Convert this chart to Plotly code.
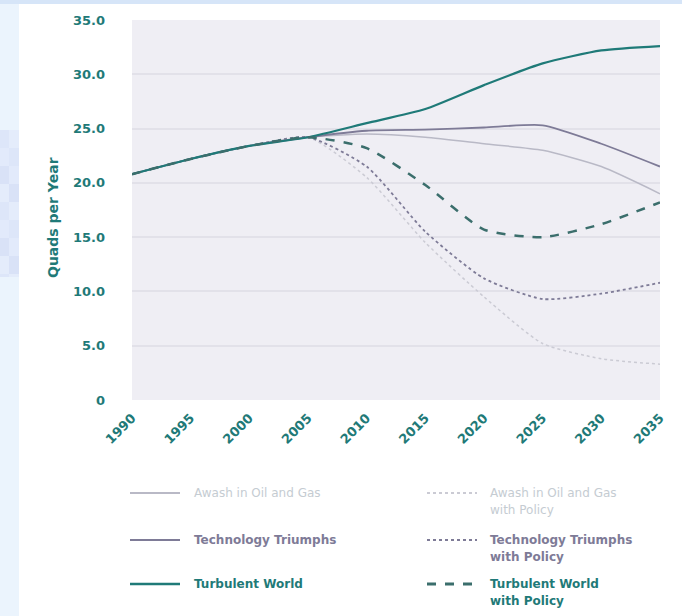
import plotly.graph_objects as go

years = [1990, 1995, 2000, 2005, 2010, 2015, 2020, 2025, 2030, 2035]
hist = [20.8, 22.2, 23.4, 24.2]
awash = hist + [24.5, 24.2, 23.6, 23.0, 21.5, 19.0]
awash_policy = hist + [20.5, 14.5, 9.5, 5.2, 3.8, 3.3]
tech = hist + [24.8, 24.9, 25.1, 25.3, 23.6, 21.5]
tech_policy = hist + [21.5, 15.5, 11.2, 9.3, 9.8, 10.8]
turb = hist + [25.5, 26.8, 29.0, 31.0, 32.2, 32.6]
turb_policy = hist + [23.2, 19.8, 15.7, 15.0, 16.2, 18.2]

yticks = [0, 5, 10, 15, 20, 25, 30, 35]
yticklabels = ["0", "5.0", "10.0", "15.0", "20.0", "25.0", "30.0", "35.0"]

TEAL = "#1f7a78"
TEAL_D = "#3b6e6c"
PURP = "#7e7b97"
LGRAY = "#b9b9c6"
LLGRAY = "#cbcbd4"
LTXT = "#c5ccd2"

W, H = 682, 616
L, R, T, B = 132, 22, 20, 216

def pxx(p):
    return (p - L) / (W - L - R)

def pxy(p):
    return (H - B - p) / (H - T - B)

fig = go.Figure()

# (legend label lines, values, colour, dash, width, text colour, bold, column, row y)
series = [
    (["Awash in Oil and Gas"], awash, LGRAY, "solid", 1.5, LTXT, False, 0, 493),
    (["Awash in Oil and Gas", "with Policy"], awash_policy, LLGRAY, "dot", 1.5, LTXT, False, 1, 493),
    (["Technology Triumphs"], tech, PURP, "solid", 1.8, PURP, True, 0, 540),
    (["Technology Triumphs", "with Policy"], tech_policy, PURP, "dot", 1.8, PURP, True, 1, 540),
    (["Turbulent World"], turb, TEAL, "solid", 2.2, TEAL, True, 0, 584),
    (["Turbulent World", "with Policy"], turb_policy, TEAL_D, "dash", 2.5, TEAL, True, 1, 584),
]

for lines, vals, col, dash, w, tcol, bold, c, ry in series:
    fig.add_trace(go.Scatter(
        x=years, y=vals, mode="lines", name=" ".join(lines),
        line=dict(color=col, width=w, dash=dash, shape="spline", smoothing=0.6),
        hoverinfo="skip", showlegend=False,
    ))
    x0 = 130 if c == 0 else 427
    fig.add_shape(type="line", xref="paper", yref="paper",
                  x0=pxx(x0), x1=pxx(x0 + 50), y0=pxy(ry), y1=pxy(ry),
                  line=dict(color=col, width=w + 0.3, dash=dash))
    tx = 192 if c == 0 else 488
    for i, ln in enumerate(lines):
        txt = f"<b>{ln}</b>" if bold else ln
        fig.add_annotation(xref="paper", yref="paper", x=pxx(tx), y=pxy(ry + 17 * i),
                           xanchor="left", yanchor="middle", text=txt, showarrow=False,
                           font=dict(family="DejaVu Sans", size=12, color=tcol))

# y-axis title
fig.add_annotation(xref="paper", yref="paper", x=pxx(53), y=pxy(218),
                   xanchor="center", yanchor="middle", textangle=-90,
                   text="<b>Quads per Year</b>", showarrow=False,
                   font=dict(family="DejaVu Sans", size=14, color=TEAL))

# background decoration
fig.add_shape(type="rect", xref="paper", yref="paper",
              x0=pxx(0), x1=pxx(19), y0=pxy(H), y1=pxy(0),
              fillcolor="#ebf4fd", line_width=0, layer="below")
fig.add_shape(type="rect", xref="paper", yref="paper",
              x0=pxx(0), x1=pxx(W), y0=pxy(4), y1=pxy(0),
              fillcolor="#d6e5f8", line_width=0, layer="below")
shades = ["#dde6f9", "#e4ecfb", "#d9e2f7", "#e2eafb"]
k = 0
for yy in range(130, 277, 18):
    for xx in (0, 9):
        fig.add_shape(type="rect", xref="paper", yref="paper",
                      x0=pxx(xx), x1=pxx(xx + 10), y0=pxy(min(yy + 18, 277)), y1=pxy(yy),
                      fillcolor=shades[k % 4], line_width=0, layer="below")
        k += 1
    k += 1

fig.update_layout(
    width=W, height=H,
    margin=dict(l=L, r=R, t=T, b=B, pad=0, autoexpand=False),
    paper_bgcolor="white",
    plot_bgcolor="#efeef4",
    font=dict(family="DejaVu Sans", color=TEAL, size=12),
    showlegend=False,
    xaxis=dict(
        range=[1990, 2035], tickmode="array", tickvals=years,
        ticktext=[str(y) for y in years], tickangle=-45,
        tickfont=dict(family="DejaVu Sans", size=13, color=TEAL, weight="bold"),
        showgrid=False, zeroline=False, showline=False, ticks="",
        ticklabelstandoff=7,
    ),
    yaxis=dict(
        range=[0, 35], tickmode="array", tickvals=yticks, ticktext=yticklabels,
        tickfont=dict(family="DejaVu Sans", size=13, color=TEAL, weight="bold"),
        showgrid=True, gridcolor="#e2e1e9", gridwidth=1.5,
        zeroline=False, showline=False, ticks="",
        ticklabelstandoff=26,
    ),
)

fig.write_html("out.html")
****************************************
## REQUIREMENTS
Please repeat exactly the data above from its first line to the line that contains "return (p - L) / (W - L - R)", inclusive, and leave every picture out.

## RESPONSE TO THIS TASK
Convert this chart to Plotly code.
import plotly.graph_objects as go

years = [1990, 1995, 2000, 2005, 2010, 2015, 2020, 2025, 2030, 2035]
hist = [20.8, 22.2, 23.4, 24.2]
awash = hist + [24.5, 24.2, 23.6, 23.0, 21.5, 19.0]
awash_policy = hist + [20.5, 14.5, 9.5, 5.2, 3.8, 3.3]
tech = hist + [24.8, 24.9, 25.1, 25.3, 23.6, 21.5]
tech_policy = hist + [21.5, 15.5, 11.2, 9.3, 9.8, 10.8]
turb = hist + [25.5, 26.8, 29.0, 31.0, 32.2, 32.6]
turb_policy = hist + [23.2, 19.8, 15.7, 15.0, 16.2, 18.2]

yticks = [0, 5, 10, 15, 20, 25, 30, 35]
yticklabels = ["0", "5.0", "10.0", "15.0", "20.0", "25.0", "30.0", "35.0"]

TEAL = "#1f7a78"
TEAL_D = "#3b6e6c"
PURP = "#7e7b97"
LGRAY = "#b9b9c6"
LLGRAY = "#cbcbd4"
LTXT = "#c5ccd2"

W, H = 682, 616
L, R, T, B = 132, 22, 20, 216

def pxx(p):
    return (p - L) / (W - L - R)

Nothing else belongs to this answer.